We are very used to the idea that not everyone measures things the same way. What’s funny to one person may not be funny to another. What’s beautiful to one person may not be beautiful to another. We are used to these things being subjective so we don’t find it unusual when we disagree with people over subjective ideas.

This really hinders our conversations with people though. If we don’t agree on the definition of funny, does the word really have any meaning? There is only meaning in a word if my conception of it is close enough to how the person I’m speaking to conceptualizes it. So, there is a lot of value in thinking carefully about how things are being measured. Are they being measured the same way you would measure it?

For example, if someone tells you that apples healthy for you, what does that mean? How have they measured the ‘healthiness for you’ of apples? Did they measure healthiness by looking at the colour of an apple? Did they try an apple and measure its healthiness by how they felt? Did they give an apple to a bunch of their friends and ask how they felt? Did they analyze the chemicals of an apple and investigate how those chemicals interact with the human body? Perhaps they compared the health benefits of apples to the health benefits of sugar water. Maybe they did the comparison while making sure that no one knew which group they were in.

All of these different kinds of measurements give different meanings to the idea that ‘apples are healthy for you’. The way you measure something actually affects the meaning you assign to it. There are always ways to make a measurement better, more precise, and more meaningful if you are careful and creative about it.
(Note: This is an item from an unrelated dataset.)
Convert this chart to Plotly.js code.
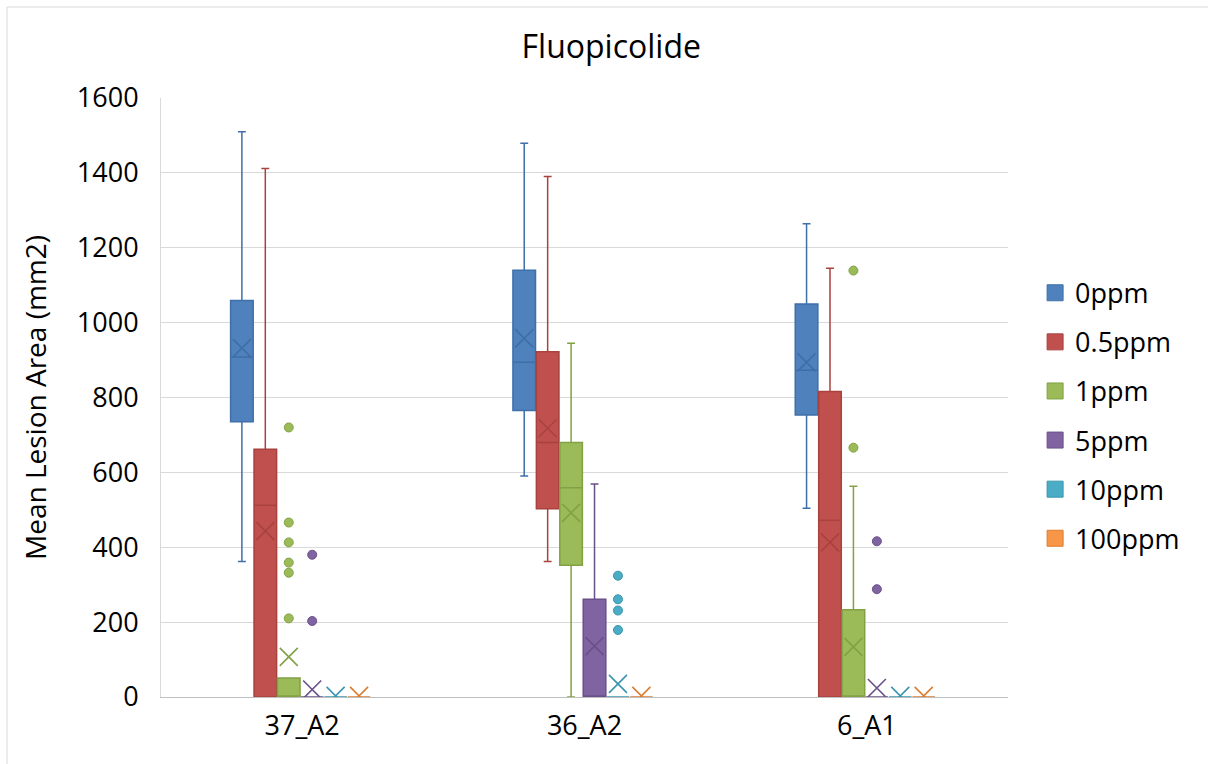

Some things, like the length of a pencil, are straightforward to measure. But, we are constantly being asked to measure complicated concepts like healthiness, danger, or funniness in our every day lives. We don’t have a ruler for those measurements, so we just have to improvise. The ways we choose to improvise those measurements actually impact on the decisions we make everyday. Whenever you want to be sure you’re not making a mistake, it’s a good idea to stop and ask yourself how can you make your measurements a little more thoughtfully? Also, how can you help other people make better measurements?